Tüm bu piyasadaki fiyat değişimlerinin yanında kölelerin çalışma koşulları değişmeyip hep aynı kalmaktadır. Bir başka deyişle kölelerin piyasada fiyatları artsa da kölelerin ne iş koşulları ne de yaşam koşulları değişmez. Çünkü köleler bir ücret karşılığı çalışmadığı için ve sadece karın tokluğuna çalıştığı için tarım kapitalistinin kazancına ve zararına ortak olmaz (s. 49). Onun için piyasadaki ürünlerin ve kölelerin fiyat dalgalanmaları hâlihazırda çalışan köleye hiçbir şekilde yansımaz. O zaten kendisine gerekli olan besinleri tüketecektir. Beslenmesi iyi ve verimli çalışmasına neden olacağı için patron onun boğazından kesemeyecektir zaten. Tekrar edelim köle boğaz tokluğuna çalışmaktadır. Tam burada Molinari kitabında eski ve iyi bir köle yetiştiricisi olan Caton adında bir adamdan bahseder. Yazar için bu zat, köle yetiştiricilerine örnek olacak bir tarım kapitalistidir. Burada (s.49) yazar uzun uzun Caton’un nasıl kölelerine iyi baktığını tıpkı iyi bakılan hayvanları anlatır gibi tasvirlerle açıklar. Aslında Molinari’nin bay Caton üzerinden okuyucuya göstermek istediği kölelerin ne kadar iyi kollanıp, tüm ihtiyaçlarının karşılandığıdır. Ortada her şeyi ile patronuna bağımlı bir insan vardır, her türlü şartta ve koşulda onun emrinde çalışmak zorundadır ve buna karşılık tüm birincil gerekleri patronu tarafından karşılanmaktadır. Burada Molinari köleliği doğrudan olmasa da dolaylı yoldan övmektedir. Daha sonra zaten doğrudan övecektir bu liberal ekonomist. Yazarın “kölelerin bakımından” anladığı şey, Tocqueville’in fakirlere yönelik dinsel temelli yardımlar değildir. Tüm bu kölelere karşı verilen bakım hizmetlerinin temel nedeni üretim süreçlerinde onlardan daha yüksek verimlilik almaktır. Kölelerin hasta, çelimsiz, dayanıksız olanları tarım kapitalistine iki yoldan zarar ettirmektedir: hem üretim verimliliği düşecektir, hem de bu hasta kölelerin ilaç vs… masrafları yüzünden maliyetleri yükselecektir. Kitabın daha sonraki bölümlerinde işe yaramayanların nasıl ölüme terk edilmesi gerektiği üzerine Molinari’nin yorumsuz olarak aktardığı ama kesinlikle eleştirmediği sözleri üzerinde duracağız. Son olarak Molinari köleliğin her ne kadar çalışanlar için bir iş güvencesi verdiğini söylüyor olsa da, onlara kârdan pay vermediğini, kârların köle tacirleri ve köle yetiştiricileri arasında bölüşüldüğünü görmekteyiz.

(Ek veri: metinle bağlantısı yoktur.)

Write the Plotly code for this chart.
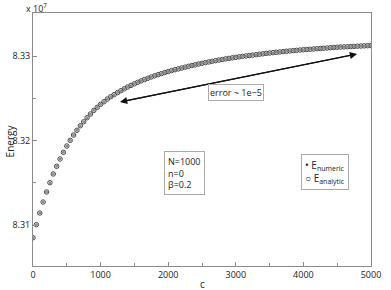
import plotly.graph_objects as go

# c values (every 50 from 0 to 5000)
c_values = [i * 50 for i in range(101)]

# Energy values in units of 1e7
energy_numeric = [
    8.30850, 8.31004, 8.31142, 8.31272, 8.31391, 8.31501, 8.31604, 8.31695, 8.31781, 8.31860,
    8.31935, 8.32002, 8.32065, 8.32121, 8.32175, 8.32222, 8.32270, 8.32314, 8.32357, 8.32393,
    8.32428, 8.32459, 8.32491, 8.32518, 8.32543, 8.32567, 8.32590, 8.32612, 8.32633, 8.32652,
    8.32671, 8.32689, 8.32706, 8.32722, 8.32737, 8.32752, 8.32766, 8.32779, 8.32792, 8.32804,
    8.32816, 8.32827, 8.32838, 8.32848, 8.32858, 8.32868, 8.32878, 8.32887, 8.32896, 8.32905,
    8.32914, 8.32922, 8.32930, 8.32938, 8.32945, 8.32952, 8.32959, 8.32966, 8.32972, 8.32978,
    8.32984, 8.32990, 8.32996, 8.33001, 8.33006, 8.33011, 8.33016, 8.33021, 8.33026, 8.33031,
    8.33035, 8.33040, 8.33044, 8.33048, 8.33052, 8.33056, 8.33060, 8.33064, 8.33067, 8.33071,
    8.33074, 8.33077, 8.33080, 8.33083, 8.33086, 8.33089, 8.33092, 8.33095, 8.33098, 8.33101,
    8.33104, 8.33106, 8.33108, 8.33110, 8.33112, 8.33114, 8.33116, 8.33118, 8.33120, 8.33122,
    8.33124,
]
energy_analytic = list(energy_numeric)

x_tickvals = [0, 1000, 2000, 3000, 4000, 5000]
x_ticktext = ["0", "1000", "2000", "3000", "4000", "5000"]
y_tickvals = [8.31, 8.32, 8.33]
y_ticktext = ["8.31", "8.32", "8.33"]

FONT = "Open Sans"
AXIS_COLOR = "#8a8a8a"
TEXT_COLOR = "#222"

# plot-area pixel geometry (for placing paper-referenced boxes)
L, R, T, B = 33.3, 381.7, 13.0, 266.0
PW, PH = R - L, B - T


def px(xp):
    return (xp - L) / PW


def py(yp):
    return (B - yp) / PH


fig = go.Figure()
fig.add_trace(go.Scatter(
    x=c_values, y=energy_analytic, mode="markers", name="E<sub>analytic</sub>",
    marker=dict(symbol="circle-open", size=4.5, color="#4a4a4a", line=dict(width=1, color="#4a4a4a")),
    showlegend=False,
))
fig.add_trace(go.Scatter(
    x=c_values, y=energy_numeric, mode="markers", name="E<sub>numeric</sub>",
    marker=dict(symbol="circle", size=3, color="#8c8c8c"),
    showlegend=False,
))

axis_common = dict(
    showgrid=False, zeroline=False, showline=True, linecolor=AXIS_COLOR, linewidth=1,
    mirror=True, ticks="inside", ticklen=4, tickcolor=AXIS_COLOR, tickwidth=1,
    tickfont=dict(family=FONT, size=9, color=TEXT_COLOR), ticklabeloverflow="allow",
)
fig.update_xaxes(range=[0, 5000], tickvals=x_tickvals, ticktext=x_ticktext,
                 minor=dict(dtick=500, tick0=0, ticks="inside", ticklen=3, tickcolor=AXIS_COLOR),
                 **axis_common)
fig.update_yaxes(range=[8.30515, 8.33509], tickvals=y_tickvals, ticktext=y_ticktext,
                 minor=dict(dtick=0.005, tick0=8.30, ticks="inside", ticklen=3, tickcolor=AXIS_COLOR),
                 **axis_common)

annotations = [
    # exponent
    dict(xref="paper", yref="paper", x=px(24), y=py(-1), xanchor="left", yanchor="top",
         text="x 10<sup>7</sup>", showarrow=False, font=dict(family=FONT, size=9, color=TEXT_COLOR)),
    # axis titles
    dict(xref="paper", yref="paper", x=px(208), y=py(284), xanchor="center", yanchor="middle",
         text="c", showarrow=False, font=dict(family=FONT, size=10, color=TEXT_COLOR)),
    dict(xref="paper", yref="paper", x=px(10), y=py(141), xanchor="center", yanchor="middle",
         text="Energy", textangle=-90, showarrow=False, font=dict(family=FONT, size=10, color=TEXT_COLOR)),
    # double arrow
    dict(x=1287, y=8.32456, ax=4793, ay=8.33024, xref="x", yref="y", axref="x", ayref="y",
         text="", showarrow=True, arrowhead=2, arrowsize=1.2, arrowwidth=1.2, arrowcolor="#111"),
    dict(x=4793, y=8.33024, ax=1287, ay=8.32456, xref="x", yref="y", axref="x", ayref="y",
         text="", showarrow=True, arrowhead=2, arrowsize=1.2, arrowwidth=1.2, arrowcolor="#111"),
    # error label
    dict(xref="paper", yref="paper", x=px(243), y=py(92.5),
         xanchor="center", yanchor="middle", text="error ~ 1e\u22125", showarrow=False,
         bordercolor="#aaaaaa", borderwidth=1, borderpad=1, bgcolor="white",
         font=dict(family=FONT, size=9, color=TEXT_COLOR)),
    # parameter box
    dict(xref="paper", yref="paper", x=px(211), y=py(172.5),
         xanchor="right", yanchor="middle", align="left",
         text="N=1000<br>n=0<br>\u03b2=0.2", showarrow=False,
         bordercolor="#aaaaaa", borderwidth=1, borderpad=3, bgcolor="white",
         font=dict(family=FONT, size=9, color=TEXT_COLOR)),
    # legend box
    dict(xref="paper", yref="paper", x=px(359), y=py(172),
         xanchor="right", yanchor="middle", align="left",
         text="\u2022 E<sub>numeric</sub><br>\u25cb E<sub>analytic</sub>", showarrow=False,
         bordercolor="#aaaaaa", borderwidth=1, borderpad=3, bgcolor="white",
         font=dict(family=FONT, size=10, color=TEXT_COLOR)),
]

fig.update_layout(
    width=391, height=290,
    margin=dict(l=L, r=391 - R, t=T, b=290 - B, pad=0),
    paper_bgcolor="white", plot_bgcolor="white",
    annotations=annotations,
    font=dict(family=FONT, size=9),
)

fig.write_html("out.html", config={"displayModeBar": False},
               post_script="document.body.style.margin='0';")
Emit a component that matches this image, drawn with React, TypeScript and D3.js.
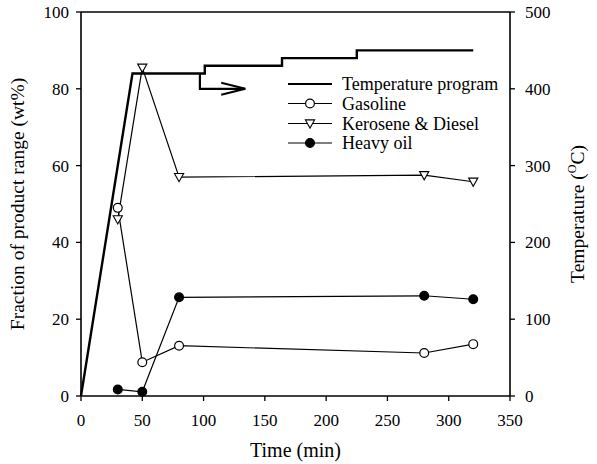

Kölelikten işçiliğe geçişi yazar, medeni toplumlarda insanın insan tarafından sahiplenilmesinin bitmesi olarak yorumluyor. Böylece işçi kendi bedeninin sahibi oluyor ve kendi hareketlerinden kendi sorumlu oluyor (s. 50). Gelecek yazımızda anlatacağımız bu bölümlerde Molinari’nin işçilerin tıpkı köleler gibi itaatkâr olmasını talep etmektedir. Ona göre çünkü özgür iş piyasaları ile köle pazarı arasında hiçbir fark yoktur. İkisi de iktisadi anlamda verimlilik üzerine temellenmiştir. Bu konu gelecek haftanın konusudur. Şimdiden okuyucuya bir not olarak bildirmem gerekirse bu yazılar bir hayli uzun sürecektir.